在pion-to-pion代码里的，上面这两个不同点也就体体现在两处：

• Offer方和Answer方的http server中/sdp路径下的处理函数中多了发回Answer SDP的过程

• Answer方的主函数在配置好PeerConnection然后启动http server之后就结束了，没有Offer方主函数最后面往对面/sdp接口POST SDP对象的过程

这是Answer方的http server中/sdp路径下的处理函数：

// A HTTP handler that processes a SessionDescription given to us from the other Pion process
http.HandleFunc("/sdp", func(w http.ResponseWriter, r *http.Request) {
    sdp := webrtc.SessionDescription{}
    if err := json.NewDecoder(r.Body).Decode(&sdp); err != nil {
        panic(err)
    }

    if err := peerConnection.SetRemoteDescription(sdp); err != nil {
        panic(err)
    }

可以看到，前面这个调用SetRemoteDescription的过程和Offer方的一样

    // Create an answer to send to the other process
    answer, err := peerConnection.CreateAnswer(nil)
    if err != nil {
        panic(err)
    }

    // Send our answer to the HTTP server listening in the other process
    payload, err := json.Marshal(answer)
    if err != nil {
        panic(err)
    }
    resp, err := http.Post(fmt.Sprintf("http://%s/sdp", *offerAddr), "application/json; charset=utf-8", bytes.NewReader(payload)) // nolint:noctx
    if err != nil {
        panic(err)
    } else if closeErr := resp.Body.Close(); closeErr != nil {
        panic(closeErr)
    }

    // Sets the LocalDescription, and starts our UDP listeners
    err = peerConnection.SetLocalDescription(answer)
    if err != nil {
        panic(err)
    }

这里就是Answer方和Offer方不一样的地方，这里Answer方调用了CreateAnswer生成了用于Answer的SDP对象并调用了SetLocalDescription存储SDP对象。
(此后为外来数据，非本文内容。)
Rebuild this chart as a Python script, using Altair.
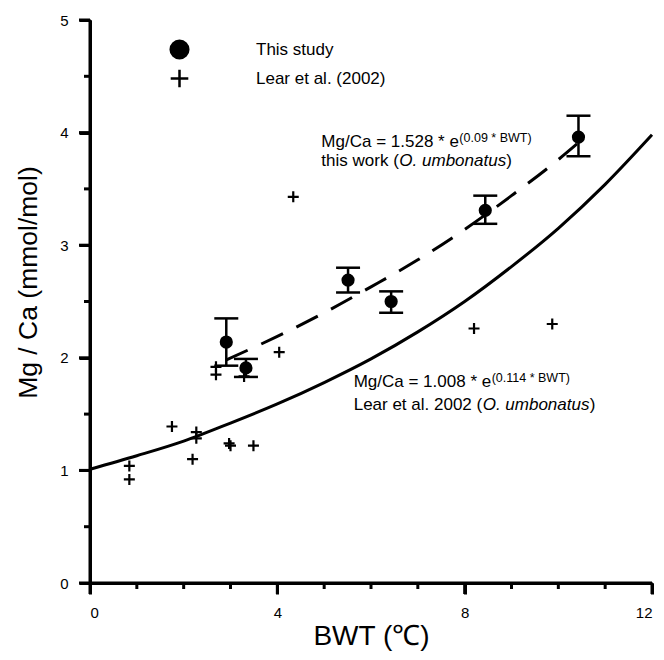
import altair as alt
import pandas as pd

FONT = "Liberation Sans"

# ---- data ----
# fitted curves
lear_fit_x = [0, 1, 2, 3, 4, 5, 6, 7, 8, 9, 10, 11, 12]
lear_fit_y = [1.01, 1.13, 1.26, 1.42, 1.59, 1.78, 1.99, 2.23, 2.50, 2.81, 3.15, 3.54, 3.98]
study_fit_x = [2.9, 4, 5, 6, 7, 8, 9, 10, 10.4]
study_fit_y = [1.98, 2.19, 2.40, 2.63, 2.87, 3.14, 3.44, 3.76, 3.90]

# this study (filled circles with error bars)
study_x = [2.91, 3.33, 5.51, 6.43, 8.44, 10.43]
study_y = [2.14, 1.91, 2.69, 2.50, 3.31, 3.96]
study_hi = [2.35, 1.99, 2.80, 2.59, 3.44, 4.15]
study_lo = [1.93, 1.83, 2.58, 2.40, 3.19, 3.79]

# Lear et al. (2002) (crosses)
lear_x = [0.84, 0.84, 1.75, 2.27, 2.27, 2.19, 2.97, 3.00, 3.49, 2.69, 2.69, 3.29, 4.04, 4.34, 8.20, 9.87]
lear_y = [1.04, 0.92, 1.39, 1.34, 1.285, 1.10, 1.24, 1.22, 1.22, 1.92, 1.85, 1.835, 2.05, 3.43, 2.26, 2.30]

series_names = ["This study", "Lear et al. (2002)"]

x_domain = [0, 12]
y_domain = [0, 5]
x_major = [0, 4, 8, 12]
x_minor = [1, 2, 3, 5, 6, 7, 9, 10, 11]
y_major = [0, 1, 2, 3, 4, 5]
y_minor = [0.5, 1.5, 2.5, 3.5, 4.5]

# ---- tables ----
lear_fit = pd.DataFrame({"bwt": lear_fit_x, "mgca": lear_fit_y})
study_fit = pd.DataFrame({"bwt": study_fit_x, "mgca": study_fit_y})
study = pd.DataFrame({"bwt": study_x, "mgca": study_y, "hi": study_hi, "lo": study_lo})
pts = pd.concat([
    pd.DataFrame({"bwt": study_x, "mgca": study_y, "source": series_names[0]}),
    pd.DataFrame({"bwt": lear_x, "mgca": lear_y, "source": series_names[1]}),
], ignore_index=True)

W, H = 562, 563
MAJOR, MINOR, LW = 11, 6, 3

xscale = alt.Scale(domain=x_domain, nice=False, zero=False)
yscale = alt.Scale(domain=y_domain, nice=False, zero=False)

x_axis = alt.Axis(values=x_major, orient="bottom", title="BWT (℃)", tickSize=MAJOR, tickWidth=LW,
                  tickColor="black", domainColor="black", domainWidth=LW, grid=True,
                  gridOpacity=0, labelFontSize=15, labelPadding=11, titleFontSize=28,
                  titleFontWeight="normal", titlePadding=2)
y_axis = alt.Axis(values=y_major, orient="left", title="Mg / Ca (mmol/mol)", tickSize=MAJOR,
                  tickWidth=LW, tickColor="black", domainColor="black", domainWidth=LW,
                  grid=True, gridOpacity=0, labelFontSize=15, labelPadding=11,
                  titleFontSize=26.5, titleFontWeight="normal", titleX=-62, titleY=262,
                  titleAlign="center", titleBaseline="middle", titleAngle=270)

def X(field):
    return alt.X(f"{field}:Q", scale=xscale, axis=x_axis)

def Y(field):
    return alt.Y(f"{field}:Q", scale=yscale, axis=y_axis)

solid = alt.Chart(lear_fit).mark_line(color="black", strokeWidth=3, interpolate="monotone").encode(
    x=X("bwt"), y=Y("mgca"))

dashed = alt.Chart(study_fit).mark_line(color="black", strokeWidth=3, strokeDash=[24, 15],
                                        interpolate="monotone").encode(x=X("bwt"), y=Y("mgca"))

# axis lines and ticks drawn as rules on the same scales
frame_x = alt.Chart(pd.DataFrame({"bwt": [x_domain[0]], "bwt2": [x_domain[1]]})).mark_rule(
    color="black", strokeWidth=LW, clip=False).encode(x=X("bwt"), x2="bwt2:Q", y=alt.value(H))
frame_y = alt.Chart(pd.DataFrame({"mgca": [y_domain[0]], "mgca2": [y_domain[1]]})).mark_rule(
    color="black", strokeWidth=LW, clip=False).encode(y=Y("mgca"), y2="mgca2:Q", x=alt.value(0))

def xticks(vals, size):
    return alt.Chart(pd.DataFrame({"bwt": vals})).mark_rule(
        color="black", strokeWidth=LW, clip=False).encode(
        x=X("bwt"), y=alt.value(H), y2=alt.value(H + size))

def yticks(vals, size):
    return alt.Chart(pd.DataFrame({"mgca": vals})).mark_rule(
        color="black", strokeWidth=LW, clip=False).encode(
        y=Y("mgca"), x=alt.value(0), x2=alt.value(-size))

err = alt.Chart(study).mark_rule(color="black", strokeWidth=2.5).encode(
    x=X("bwt"), y=Y("lo"), y2="hi:Q")
cap_hi = alt.Chart(study).mark_tick(color="black", orient="horizontal", size=24, thickness=2.5,
                                    opacity=1).encode(x=X("bwt"), y=Y("hi"))
cap_lo = alt.Chart(study).mark_tick(color="black", orient="horizontal", size=24, thickness=2.5,
                                    opacity=1).encode(x=X("bwt"), y=Y("lo"))

plus_path = "M-1,0H1M0,-1V1"
legend = alt.Legend(title=None, orient="none", legendX=79, legendY=19, symbolSize=310,
                    symbolStrokeWidth=2.5, symbolStrokeColor="black", labelFontSize=17,
                    labelFont=FONT, labelColor="black", labelOffset=66, rowPadding=0, padding=0)
points = alt.Chart(pts).mark_point(filled=True, size=121, strokeWidth=2.2, opacity=1).encode(
    x=X("bwt"), y=Y("mgca"),
    shape=alt.Shape("source:N", scale=alt.Scale(domain=series_names, range=["circle", plus_path]),
                    legend=legend),
    fill=alt.Fill("source:N", scale=alt.Scale(domain=series_names, range=["black", "transparent"]),
                  legend=legend),
    stroke=alt.Stroke("source:N", scale=alt.Scale(domain=series_names, range=["black", "black"]),
                      legend=legend),
)

# ---- annotations (anchor in data units; pieces offset in pixels) ----
ann_x = [4.94, 5.63]
ann_y1 = [3.87, 1.745]
ann_y2 = [3.705, 1.535]

def label(text, x, y, dx=0, dy=0, size=17, style="normal"):
    return alt.Chart(pd.DataFrame({"bwt": [x], "mgca": [y], "t": [text]})).mark_text(
        align="left", baseline="alphabetic", dx=dx, dy=dy, fontSize=size, fontStyle=style,
        font=FONT, color="black").encode(x=X("bwt"), y=Y("mgca"), text="t:N")

texts = [
    label("Mg/Ca = 1.528 * e", ann_x[0], ann_y1[0]),
    label("(0.09 * BWT)", ann_x[0], ann_y1[0], dx=138, dy=-5, size=12.5),
    label("this work (", ann_x[0], ann_y2[0]),
    label("O. umbonatus", ann_x[0], ann_y2[0], dx=78, style="italic"),
    label(")", ann_x[0], ann_y2[0], dx=185),
    label("Mg/Ca = 1.008 * e", ann_x[1], ann_y1[1]),
    label("(0.114 * BWT)", ann_x[1], ann_y1[1], dx=138, dy=-5, size=12.5),
    label("Lear et al. 2002 (", ann_x[1], ann_y2[1]),
    label("O. umbonatus", ann_x[1], ann_y2[1], dx=129, style="italic"),
    label(")", ann_x[1], ann_y2[1], dx=236),
]

chart = alt.layer(
    solid, dashed, frame_x, frame_y,
    xticks(x_major, MAJOR), xticks(x_minor, MINOR), yticks(y_major, MAJOR), yticks(y_minor, MINOR),
    err, cap_hi, cap_lo, points, *texts
).properties(
    width=W, height=H,
    autosize=alt.AutoSizeParams(type="none"),
    padding={"left": 82, "top": 12, "right": 4, "bottom": 69},
).configure(
    background="white",
    font=FONT,
    view=alt.ViewConfig(stroke=None),
)

chart.save("out.html", embed_options={"renderer": "svg", "actions": False})
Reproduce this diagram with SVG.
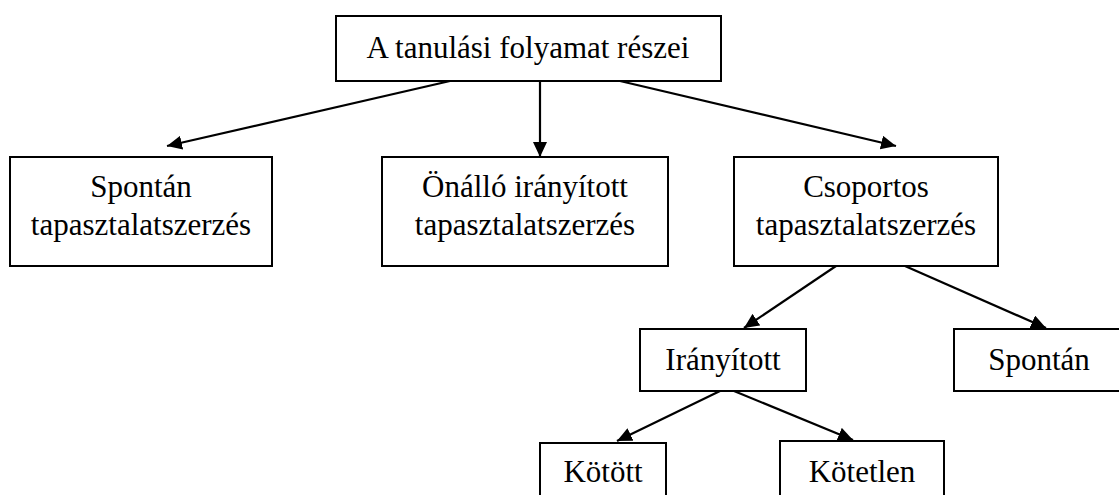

这里中间先把Answer SDP用POST发给了Offer方的/sdp里，就是前面说的Answer方的响应。

深入想想，其实Offer方没必要有/sdp接口，Answer方可以直接把Answer SDP写到/sdp的响应里面，Offer方可以把/sdp处理函数里发送ICECandidate的操作放在收到POST请求的响应之后。而不是像现在这样Answer方发起另外一个POST请求返回Answer SDP。

    candidatesMux.Lock()
    for _, c := range pendingCandidates {
        onICECandidateErr := signalCandidate(*offerAddr, c)
        if onICECandidateErr != nil {
            panic(onICECandidateErr)
        }
    }
    candidatesMux.Unlock()
})

可以看到，最后面这里发回ICECandidate操作也和Offer方的一样。